Solo sulla base di questa recensione, vale la pena pre-ordinarne una copia per quando uscirà.
È uscito per Codice Edizioni Homo Pluralis, il nuovo libro di Luca De Biase su come sono e saranno gli esseri umani cambiati dall’evoluzione tecnologica recente e prossima — intelligenza artificiale, robot e droni, big data.

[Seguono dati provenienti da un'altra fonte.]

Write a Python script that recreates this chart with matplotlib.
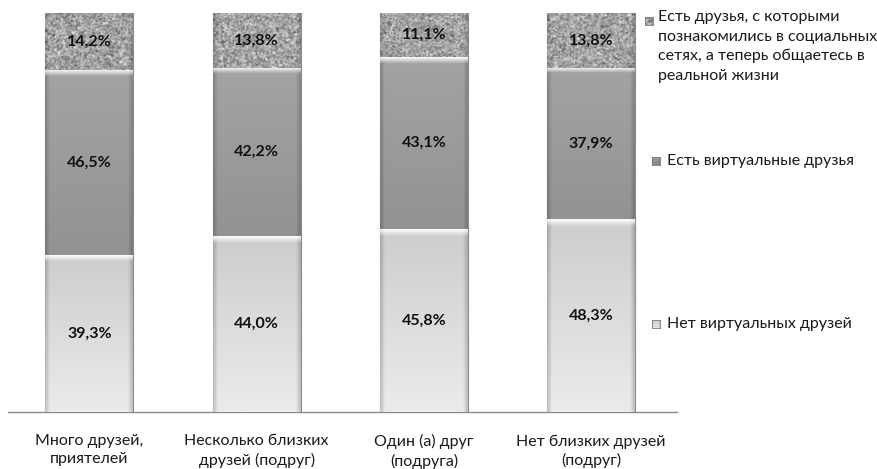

Il Post ne ha riportato un pezzo, di cui a mia volta riporto il paragrafo dedicato alla privacy e all’argomento “ma io non ho nulla da nascondere“:
In realtà, le persone vogliono uno spazio in cui essere lasciate al riparo dal giudizio degli altri. Perché quel giudizio di per sé le limita. Per non temere le invasioni della privacy occorrerebbe essere o sentirsi talmente poco interessanti e così conformisti e omogenei da non avere nessuna diversità da proteggere da nessun punto di vista. E del resto, come diceva Bentham, sentirsi osservati costantemente produce un comportamento autocontrollato, conforme a ciò che si immagina che gli altri si aspettino. Questo però riduce la creatività, il dissenso, la critica, l’opposizione, l’invenzione, lo stupore e molte delle qualità umane che fanno avanzare la cultura e la società. Le piattaforme online che costruiscono una socialità trasparente e una vita esposta sotto gli occhi di tutti conducono al conformismo, suggerisce Alessandro Acquisti, ricercatore alla Carnegie Mellon University. Occorre una diversa narrazione per mantenere viva la possibilità di riprogettare continuamente le piattaforme e difendere la diversità culturale e umana dalla circolazione indifferenziata di informazioni. Una narrazione basata sulla pluralità delle dimensioni della vita degli esseri umani.